Show every line where "this" occurs.

Charts and diagrams as code:
**********
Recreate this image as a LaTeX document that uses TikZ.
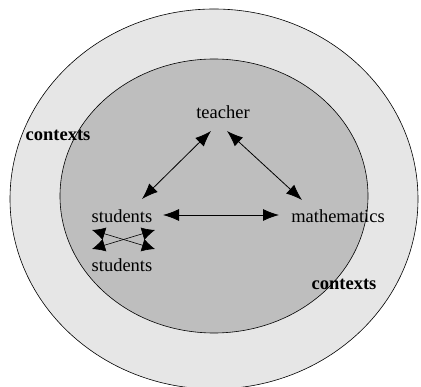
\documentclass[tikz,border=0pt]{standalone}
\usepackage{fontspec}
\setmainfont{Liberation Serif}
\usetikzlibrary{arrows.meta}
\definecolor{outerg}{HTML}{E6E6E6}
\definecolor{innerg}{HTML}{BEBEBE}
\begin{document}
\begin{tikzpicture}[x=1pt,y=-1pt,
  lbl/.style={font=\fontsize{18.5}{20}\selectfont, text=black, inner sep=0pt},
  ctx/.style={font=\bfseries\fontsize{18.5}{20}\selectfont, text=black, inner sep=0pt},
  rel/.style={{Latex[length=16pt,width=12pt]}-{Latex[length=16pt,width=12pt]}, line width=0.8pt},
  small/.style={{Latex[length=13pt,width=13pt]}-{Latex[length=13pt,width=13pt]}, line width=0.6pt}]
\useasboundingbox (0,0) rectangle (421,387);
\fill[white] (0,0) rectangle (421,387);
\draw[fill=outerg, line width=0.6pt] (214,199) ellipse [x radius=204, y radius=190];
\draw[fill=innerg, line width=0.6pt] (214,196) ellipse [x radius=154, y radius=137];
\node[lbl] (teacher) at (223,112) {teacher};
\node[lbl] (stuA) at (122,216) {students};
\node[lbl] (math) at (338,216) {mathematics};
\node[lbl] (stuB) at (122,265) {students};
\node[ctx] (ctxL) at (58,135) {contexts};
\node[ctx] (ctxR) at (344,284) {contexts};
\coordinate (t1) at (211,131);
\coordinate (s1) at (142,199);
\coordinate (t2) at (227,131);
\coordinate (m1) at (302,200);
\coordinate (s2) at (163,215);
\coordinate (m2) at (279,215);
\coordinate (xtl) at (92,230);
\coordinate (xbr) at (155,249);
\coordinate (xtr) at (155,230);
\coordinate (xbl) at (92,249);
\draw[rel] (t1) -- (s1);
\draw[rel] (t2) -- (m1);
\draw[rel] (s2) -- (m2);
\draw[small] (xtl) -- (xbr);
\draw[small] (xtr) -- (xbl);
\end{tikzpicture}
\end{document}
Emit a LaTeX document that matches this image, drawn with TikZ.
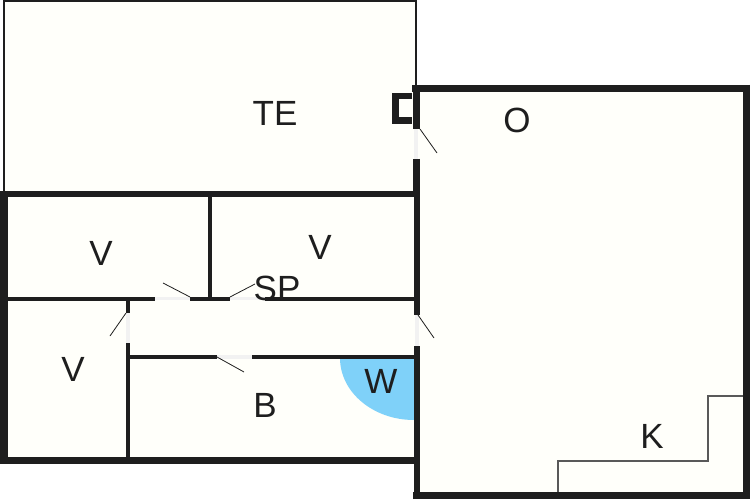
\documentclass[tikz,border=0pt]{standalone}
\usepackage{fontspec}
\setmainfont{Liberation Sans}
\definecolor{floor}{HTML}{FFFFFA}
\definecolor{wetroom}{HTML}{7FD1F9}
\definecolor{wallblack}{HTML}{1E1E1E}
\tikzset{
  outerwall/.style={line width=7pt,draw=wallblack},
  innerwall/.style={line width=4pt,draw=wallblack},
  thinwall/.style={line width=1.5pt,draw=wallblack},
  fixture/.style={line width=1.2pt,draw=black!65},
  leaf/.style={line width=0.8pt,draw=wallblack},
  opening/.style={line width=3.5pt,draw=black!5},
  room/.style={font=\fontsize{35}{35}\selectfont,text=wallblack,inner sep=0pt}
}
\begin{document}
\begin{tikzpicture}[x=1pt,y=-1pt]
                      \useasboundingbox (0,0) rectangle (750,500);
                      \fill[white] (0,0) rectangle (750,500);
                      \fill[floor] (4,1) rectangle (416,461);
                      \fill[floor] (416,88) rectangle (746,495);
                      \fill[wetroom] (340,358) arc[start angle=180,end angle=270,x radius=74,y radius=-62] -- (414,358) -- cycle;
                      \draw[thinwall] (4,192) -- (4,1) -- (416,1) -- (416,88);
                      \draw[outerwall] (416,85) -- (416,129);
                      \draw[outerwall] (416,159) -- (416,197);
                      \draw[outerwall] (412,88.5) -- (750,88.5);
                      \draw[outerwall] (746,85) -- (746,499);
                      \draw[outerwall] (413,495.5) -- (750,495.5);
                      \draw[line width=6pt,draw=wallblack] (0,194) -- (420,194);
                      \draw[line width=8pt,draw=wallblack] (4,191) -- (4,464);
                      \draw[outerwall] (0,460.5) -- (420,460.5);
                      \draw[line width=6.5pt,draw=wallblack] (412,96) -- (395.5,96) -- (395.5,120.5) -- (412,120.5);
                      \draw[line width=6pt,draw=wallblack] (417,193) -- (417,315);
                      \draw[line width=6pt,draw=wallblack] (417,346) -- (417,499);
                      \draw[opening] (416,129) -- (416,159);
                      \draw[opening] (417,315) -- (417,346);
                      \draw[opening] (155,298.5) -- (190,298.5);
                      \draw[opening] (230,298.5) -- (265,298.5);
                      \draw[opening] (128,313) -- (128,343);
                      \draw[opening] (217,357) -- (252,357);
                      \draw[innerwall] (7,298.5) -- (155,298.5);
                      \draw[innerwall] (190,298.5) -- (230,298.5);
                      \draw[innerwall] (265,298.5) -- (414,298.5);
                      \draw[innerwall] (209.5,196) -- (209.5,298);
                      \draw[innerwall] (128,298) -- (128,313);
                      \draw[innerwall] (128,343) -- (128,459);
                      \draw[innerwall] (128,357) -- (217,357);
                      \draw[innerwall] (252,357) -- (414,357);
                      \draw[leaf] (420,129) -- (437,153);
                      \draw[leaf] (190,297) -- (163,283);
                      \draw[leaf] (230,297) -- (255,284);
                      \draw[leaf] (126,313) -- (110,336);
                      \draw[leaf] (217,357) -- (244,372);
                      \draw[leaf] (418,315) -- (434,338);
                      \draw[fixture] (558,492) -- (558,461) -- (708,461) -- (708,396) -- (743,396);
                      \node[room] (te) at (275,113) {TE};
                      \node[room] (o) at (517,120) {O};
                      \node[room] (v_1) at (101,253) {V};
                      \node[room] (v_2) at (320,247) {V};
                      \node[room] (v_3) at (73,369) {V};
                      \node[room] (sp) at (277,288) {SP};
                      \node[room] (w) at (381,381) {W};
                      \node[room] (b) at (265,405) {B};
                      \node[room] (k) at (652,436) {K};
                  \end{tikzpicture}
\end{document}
**********
▶ FULL ANSWER
Recreate this image as a LaTeX document that uses TikZ.
Emit a LaTeX document that matches this image, drawn with TikZ.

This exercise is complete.